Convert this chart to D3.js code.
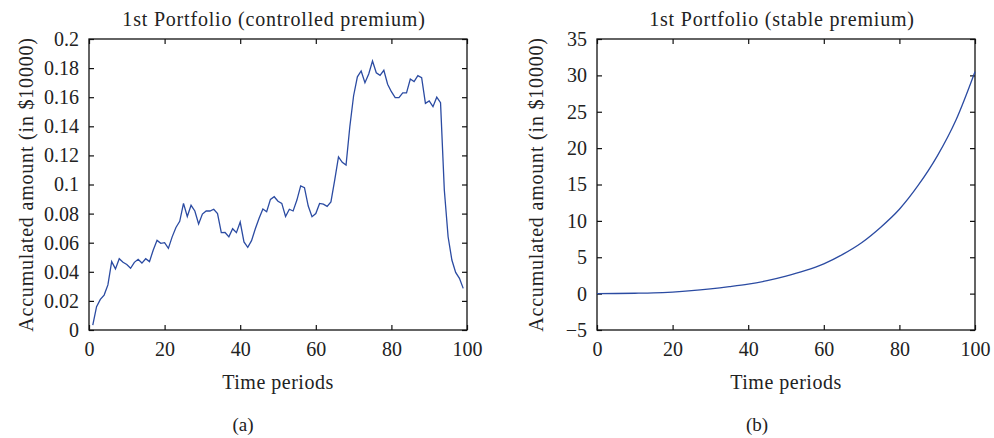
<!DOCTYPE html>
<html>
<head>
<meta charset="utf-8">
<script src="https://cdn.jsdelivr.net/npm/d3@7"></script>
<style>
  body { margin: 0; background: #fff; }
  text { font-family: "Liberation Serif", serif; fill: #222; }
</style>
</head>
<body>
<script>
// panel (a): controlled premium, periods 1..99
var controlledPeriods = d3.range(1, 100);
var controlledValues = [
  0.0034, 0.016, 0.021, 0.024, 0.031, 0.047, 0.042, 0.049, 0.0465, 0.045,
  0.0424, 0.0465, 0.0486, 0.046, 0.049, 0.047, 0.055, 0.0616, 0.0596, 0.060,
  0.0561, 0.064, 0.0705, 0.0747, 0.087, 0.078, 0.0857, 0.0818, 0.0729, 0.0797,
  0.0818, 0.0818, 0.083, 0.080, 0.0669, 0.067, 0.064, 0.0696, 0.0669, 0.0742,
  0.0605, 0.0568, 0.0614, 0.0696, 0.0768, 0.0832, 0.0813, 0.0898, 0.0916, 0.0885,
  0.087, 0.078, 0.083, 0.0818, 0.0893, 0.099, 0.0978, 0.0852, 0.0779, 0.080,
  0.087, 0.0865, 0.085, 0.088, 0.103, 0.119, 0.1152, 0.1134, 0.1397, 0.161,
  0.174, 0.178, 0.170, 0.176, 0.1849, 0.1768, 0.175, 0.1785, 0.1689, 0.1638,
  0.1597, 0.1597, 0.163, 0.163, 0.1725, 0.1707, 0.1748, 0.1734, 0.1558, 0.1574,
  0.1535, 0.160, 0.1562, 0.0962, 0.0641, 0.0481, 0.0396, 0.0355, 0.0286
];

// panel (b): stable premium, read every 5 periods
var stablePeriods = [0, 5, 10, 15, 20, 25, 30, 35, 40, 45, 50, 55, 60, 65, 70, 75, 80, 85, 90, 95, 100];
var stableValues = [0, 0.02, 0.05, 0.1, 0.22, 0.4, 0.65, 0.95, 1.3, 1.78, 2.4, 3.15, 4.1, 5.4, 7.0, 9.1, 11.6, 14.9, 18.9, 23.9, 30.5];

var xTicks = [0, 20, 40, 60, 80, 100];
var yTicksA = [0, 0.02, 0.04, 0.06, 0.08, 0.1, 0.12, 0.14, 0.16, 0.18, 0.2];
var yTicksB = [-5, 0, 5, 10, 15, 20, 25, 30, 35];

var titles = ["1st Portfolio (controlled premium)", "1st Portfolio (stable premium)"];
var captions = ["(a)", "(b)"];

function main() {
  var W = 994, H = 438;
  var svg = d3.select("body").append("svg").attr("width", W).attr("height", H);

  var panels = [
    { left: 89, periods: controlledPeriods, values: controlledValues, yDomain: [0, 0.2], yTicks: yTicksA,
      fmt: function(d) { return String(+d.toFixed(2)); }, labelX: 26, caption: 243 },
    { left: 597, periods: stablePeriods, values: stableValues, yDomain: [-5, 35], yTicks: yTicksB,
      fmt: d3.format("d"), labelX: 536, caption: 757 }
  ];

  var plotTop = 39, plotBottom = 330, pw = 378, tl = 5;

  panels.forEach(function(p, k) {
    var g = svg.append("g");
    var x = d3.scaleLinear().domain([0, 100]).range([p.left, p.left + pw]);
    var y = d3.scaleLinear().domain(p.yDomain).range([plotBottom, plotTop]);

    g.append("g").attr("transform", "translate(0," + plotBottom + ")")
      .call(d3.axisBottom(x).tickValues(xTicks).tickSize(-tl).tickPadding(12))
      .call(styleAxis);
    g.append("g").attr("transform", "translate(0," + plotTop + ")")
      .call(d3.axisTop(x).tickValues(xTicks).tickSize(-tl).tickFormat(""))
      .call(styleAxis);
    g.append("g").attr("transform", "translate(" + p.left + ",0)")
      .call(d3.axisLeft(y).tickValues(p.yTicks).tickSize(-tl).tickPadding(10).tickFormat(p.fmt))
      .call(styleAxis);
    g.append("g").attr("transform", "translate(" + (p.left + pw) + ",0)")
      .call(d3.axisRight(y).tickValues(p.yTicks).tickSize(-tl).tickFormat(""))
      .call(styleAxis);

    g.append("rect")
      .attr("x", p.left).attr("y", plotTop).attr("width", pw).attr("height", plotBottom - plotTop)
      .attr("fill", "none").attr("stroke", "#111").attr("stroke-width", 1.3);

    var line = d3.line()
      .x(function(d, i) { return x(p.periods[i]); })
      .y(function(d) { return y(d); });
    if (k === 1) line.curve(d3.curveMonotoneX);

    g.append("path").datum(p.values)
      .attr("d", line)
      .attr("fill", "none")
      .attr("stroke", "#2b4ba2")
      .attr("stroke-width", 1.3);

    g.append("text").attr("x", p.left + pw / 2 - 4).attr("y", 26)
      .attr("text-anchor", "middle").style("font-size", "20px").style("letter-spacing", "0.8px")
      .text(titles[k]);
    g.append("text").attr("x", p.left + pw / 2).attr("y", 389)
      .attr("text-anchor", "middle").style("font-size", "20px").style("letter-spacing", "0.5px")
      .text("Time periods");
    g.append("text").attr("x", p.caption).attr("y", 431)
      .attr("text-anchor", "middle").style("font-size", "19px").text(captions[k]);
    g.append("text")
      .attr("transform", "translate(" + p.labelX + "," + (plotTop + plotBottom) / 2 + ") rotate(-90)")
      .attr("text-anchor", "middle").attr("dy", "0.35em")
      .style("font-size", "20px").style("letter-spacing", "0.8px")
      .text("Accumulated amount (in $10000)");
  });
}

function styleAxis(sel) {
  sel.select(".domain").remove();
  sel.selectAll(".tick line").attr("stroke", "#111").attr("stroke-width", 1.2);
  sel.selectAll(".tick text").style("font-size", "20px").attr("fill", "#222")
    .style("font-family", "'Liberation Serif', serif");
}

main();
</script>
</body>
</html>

******************************

TASK DETAILS ▸ Please transcribe the material above exactly as written. Leave the pictures out.

WRITTEN ANSWER ▸
Convert this chart to D3.js code.
<!DOCTYPE html>
<html>
<head>
<meta charset="utf-8">
<script src="https://cdn.jsdelivr.net/npm/d3@7"></script>
<style>
  body { margin: 0; background: #fff; }
  text { font-family: "Liberation Serif", serif; fill: #222; }
</style>
</head>
<body>
<script>
// panel (a): controlled premium, periods 1..99
var controlledPeriods = d3.range(1, 100);
var controlledValues = [
  0.0034, 0.016, 0.021, 0.024, 0.031, 0.047, 0.042, 0.049, 0.0465, 0.045,
  0.0424, 0.0465, 0.0486, 0.046, 0.049, 0.047, 0.055, 0.0616, 0.0596, 0.060,
  0.0561, 0.064, 0.0705, 0.0747, 0.087, 0.078, 0.0857, 0.0818, 0.0729, 0.0797,
  0.0818, 0.0818, 0.083, 0.080, 0.0669, 0.067, 0.064, 0.0696, 0.0669, 0.0742,
  0.0605, 0.0568, 0.0614, 0.0696, 0.0768, 0.0832, 0.0813, 0.0898, 0.0916, 0.0885,
  0.087, 0.078, 0.083, 0.0818, 0.0893, 0.099, 0.0978, 0.0852, 0.0779, 0.080,
  0.087, 0.0865, 0.085, 0.088, 0.103, 0.119, 0.1152, 0.1134, 0.1397, 0.161,
  0.174, 0.178, 0.170, 0.176, 0.1849, 0.1768, 0.175, 0.1785, 0.1689, 0.1638,
  0.1597, 0.1597, 0.163, 0.163, 0.1725, 0.1707, 0.1748, 0.1734, 0.1558, 0.1574,
  0.1535, 0.160, 0.1562, 0.0962, 0.0641, 0.0481, 0.0396, 0.0355, 0.0286
];

// panel (b): stable premium, read every 5 periods
var stablePeriods = [0, 5, 10, 15, 20, 25, 30, 35, 40, 45, 50, 55, 60, 65, 70, 75, 80, 85, 90, 95, 100];
var stableValues = [0, 0.02, 0.05, 0.1, 0.22, 0.4, 0.65, 0.95, 1.3, 1.78, 2.4, 3.15, 4.1, 5.4, 7.0, 9.1, 11.6, 14.9, 18.9, 23.9, 30.5];

var xTicks = [0, 20, 40, 60, 80, 100];
var yTicksA = [0, 0.02, 0.04, 0.06, 0.08, 0.1, 0.12, 0.14, 0.16, 0.18, 0.2];
var yTicksB = [-5, 0, 5, 10, 15, 20, 25, 30, 35];

var titles = ["1st Portfolio (controlled premium)", "1st Portfolio (stable premium)"];
var captions = ["(a)", "(b)"];

function main() {
  var W = 994, H = 438;
  var svg = d3.select("body").append("svg").attr("width", W).attr("height", H);

  var panels = [
    { left: 89, periods: controlledPeriods, values: controlledValues, yDomain: [0, 0.2], yTicks: yTicksA,
      fmt: function(d) { return String(+d.toFixed(2)); }, labelX: 26, caption: 243 },
    { left: 597, periods: stablePeriods, values: stableValues, yDomain: [-5, 35], yTicks: yTicksB,
      fmt: d3.format("d"), labelX: 536, caption: 757 }
  ];

  var plotTop = 39, plotBottom = 330, pw = 378, tl = 5;

  panels.forEach(function(p, k) {
    var g = svg.append("g");
    var x = d3.scaleLinear().domain([0, 100]).range([p.left, p.left + pw]);
    var y = d3.scaleLinear().domain(p.yDomain).range([plotBottom, plotTop]);

    g.append("g").attr("transform", "translate(0," + plotBottom + ")")
      .call(d3.axisBottom(x).tickValues(xTicks).tickSize(-tl).tickPadding(12))
      .call(styleAxis);
    g.append("g").attr("transform", "translate(0," + plotTop + ")")
      .call(d3.axisTop(x).tickValues(xTicks).tickSize(-tl).tickFormat(""))
      .call(styleAxis);
    g.append("g").attr("transform", "translate(" + p.left + ",0)")
      .call(d3.axisLeft(y).tickValues(p.yTicks).tickSize(-tl).tickPadding(10).tickFormat(p.fmt))
      .call(styleAxis);
    g.append("g").attr("transform", "translate(" + (p.left + pw) + ",0)")
      .call(d3.axisRight(y).tickValues(p.yTicks).tickSize(-tl).tickFormat(""))
      .call(styleAxis);

    g.append("rect")
      .attr("x", p.left).attr("y", plotTop).attr("width", pw).attr("height", plotBottom - plotTop)
      .attr("fill", "none").attr("stroke", "#111").attr("stroke-width", 1.3);

    var line = d3.line()
      .x(function(d, i) { return x(p.periods[i]); })
      .y(function(d) { return y(d); });
    if (k === 1) line.curve(d3.curveMonotoneX);

    g.append("path").datum(p.values)
      .attr("d", line)
      .attr("fill", "none")
      .attr("stroke", "#2b4ba2")
      .attr("stroke-width", 1.3);

    g.append("text").attr("x", p.left + pw / 2 - 4).attr("y", 26)
      .attr("text-anchor", "middle").style("font-size", "20px").style("letter-spacing", "0.8px")
      .text(titles[k]);
    g.append("text").attr("x", p.left + pw / 2).attr("y", 389)
      .attr("text-anchor", "middle").style("font-size", "20px").style("letter-spacing", "0.5px")
      .text("Time periods");
    g.append("text").attr("x", p.caption).attr("y", 431)
      .attr("text-anchor", "middle").style("font-size", "19px").text(captions[k]);
    g.append("text")
      .attr("transform", "translate(" + p.labelX + "," + (plotTop + plotBottom) / 2 + ") rotate(-90)")
      .attr("text-anchor", "middle").attr("dy", "0.35em")
      .style("font-size", "20px").style("letter-spacing", "0.8px")
      .text("Accumulated amount (in $10000)");
  });
}

function styleAxis(sel) {
  sel.select(".domain").remove();
  sel.selectAll(".tick line").attr("stroke", "#111").attr("stroke-width", 1.2);
  sel.selectAll(".tick text").style("font-size", "20px").attr("fill", "#222")
    .style("font-family", "'Liberation Serif', serif");
}

main();
</script>
</body>
</html>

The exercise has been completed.